Many investors do not open these statements. They just toss them in a pile or file them. Find them and take the time to review them.

Those statements are going to become the worksheet for analyzing your portfolio.

  • How much is in your retirement plans? College savings? Emergency fund?
  • What’s your net worth once you add it all up?
  • What are you invested in? Mutual funds? Stocks? Bonds? Cash? Real Estate?
  • What’s your asset allocation?
  • Is your asset allocation compatible with your goals?

Often times there is a pie chart on the statement, which is a picture of what you have in your portfolio broken down into categories and percentages. How and where your money is invested; this is your asset allocation! If it’s not on the statement get on their website and they will have it there for you to review.

You want to be sure you are diversified, meaning your portfolio is not lopsided. You want a portfolio that will allow you to sleep at night. One that is appropriate for you. If you are 28 and single and you told me your retirement plan was invested 100% in stock mutual funds I would agree that would be okay for you.

But if you are 55 and plan to retire in five years and have the same portfolio, that is too risky.

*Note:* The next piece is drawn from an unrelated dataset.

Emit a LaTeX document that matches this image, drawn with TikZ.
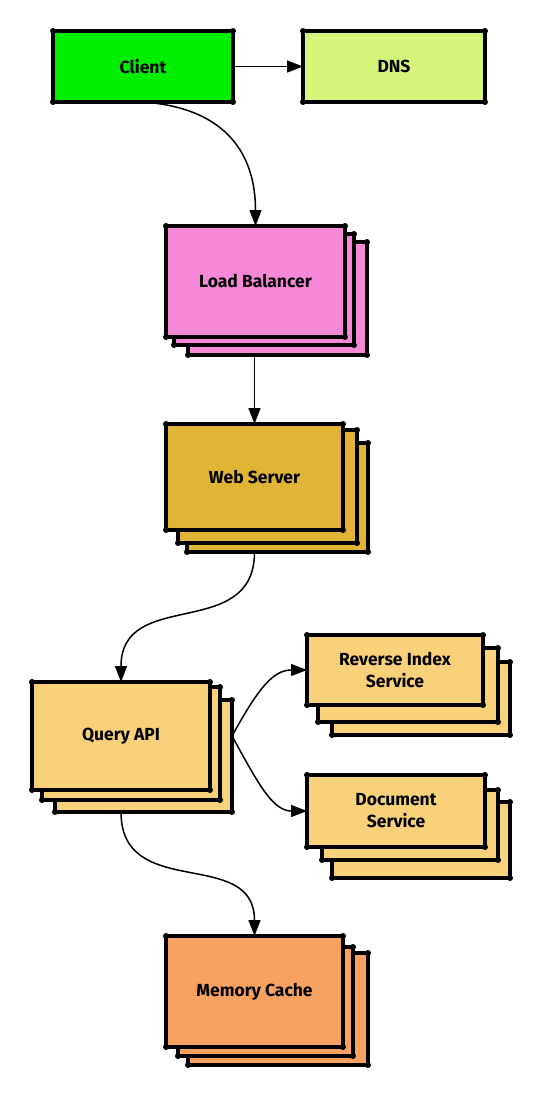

A retiree with the same portfolio is much too much risk. You need to modify the risk by adding more bonds and cash to the portfolio.

It will take years for a portfolio to recover from a down market and the 28-year-old has the time, the 55-year-old maybe, and the retiree is screwed. So take the time to find the asset allocation that will work for you.

One more thing:

Financial History Lesson -

1973 and 1974 Bear markets were ugly.

If you had invested $1,000,000 in the S&P 500 Index as of January 1, 1973, you would have had the following outcomes:

3 months later

$951,200

6 months later

$896,310

9 months later

$939,510

1 year later

$853,450

1 year, 9 months later

$573,780

Not a very good result to be sure, and many investors then (and likely now) might have withdrawn their capital in order to preserve what was left.  However, if you had taken out the balance of $573,780 and invested it in a “safe” CD earning 5%, you would have obtained the following results:

6 months later

$588,130

1 year later

$602,470

2 years later

$632,590

5 years later

$732,300

10 years later

$934,620

Ten years later, you’re just about back where you started.  But, what if you had left the balance of $573,780 in the S&P 500 as of October 1, 1974?  You would have ended up with the following outcomes:

6 months later

$771,570

1 year later

$792,620

2 years later

$1,034,040

5 years later

$1,247,680

10 years later

$2,444,340

We can’t count on history to repeat itself, but these numbers would suggest that a dose of patience might be a good prescription for the ills that are affecting both Wall Street and Main Street.